Het goede nieuws is: zó gaat dat op de geestelijke weg. We kunnen niet zonder het boek, maar dan wel zo dat het boek ons altijd helpt om tot Godsontmoeting te komen. Waar Bijbellezen een doel in zichzelf wordt, gaat er iets niet goed.

Lectio divina

Benoît Standaert schrijft over deze vier stadia in een hoofdstuk met de titel ‘Lectio divina of het lezen van de Bijbel’. Deze manier van biddend Bijbellezen bevindt zich in de vier stadia in mijn beleving in het derde stadium, met een heel vruchtbare en directe aansluiting op het tweede stadium.
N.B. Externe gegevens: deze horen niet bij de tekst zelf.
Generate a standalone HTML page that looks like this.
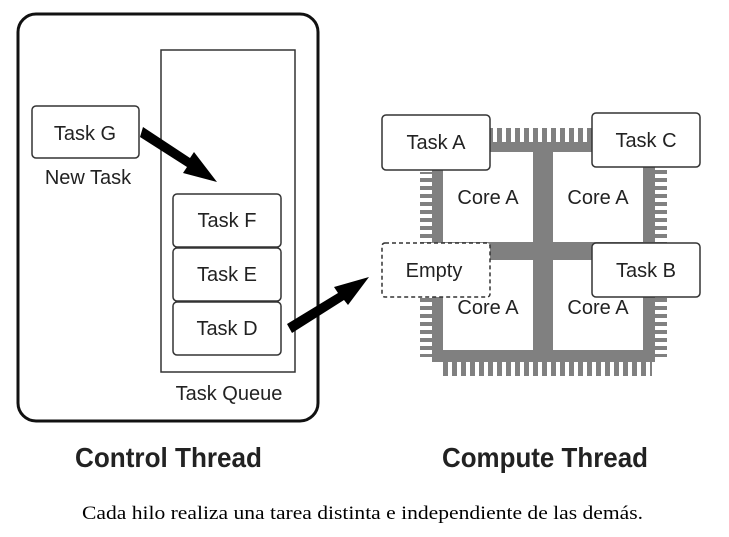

Daarmee is lectio divina niet alleen maar zomaar een andere manier van Bijbellezen. Het is een spirituele praktijk die thuishoort in dat derde stadium van de geestelijke weg (waarbij bedacht moet worden dat de verschillende stadia ook tegelijkertijd aanwezig kunnen zijn in iemands geestelijke leven).

Stoppen met Bijbellezen

Terug naar het begin. Mijn oproep om ook eens te stoppen met Bijbellezen bedoelt dus vooral te zeggen: doe recht aan het gegeven dat er stadia zijn op de geestelijke weg en in het lezen van de Bijbel. Zet mensen niet vast in stadium 1 of 2 maar help hen om die andere stadia te ontdekken. Of andersom, want velen ervaren zonder dat ze er goed woorden aan kunnen geven: stadium 1 en 2 werken zo niet meer voor mij, maar ik weet niet hoe het anders kan.

Stoppen met Bijbellezen dus. Maar niet stoppen met verlangen naar God en naar groei in Christusgelijkvormigheid gevoed door Woord en Geest.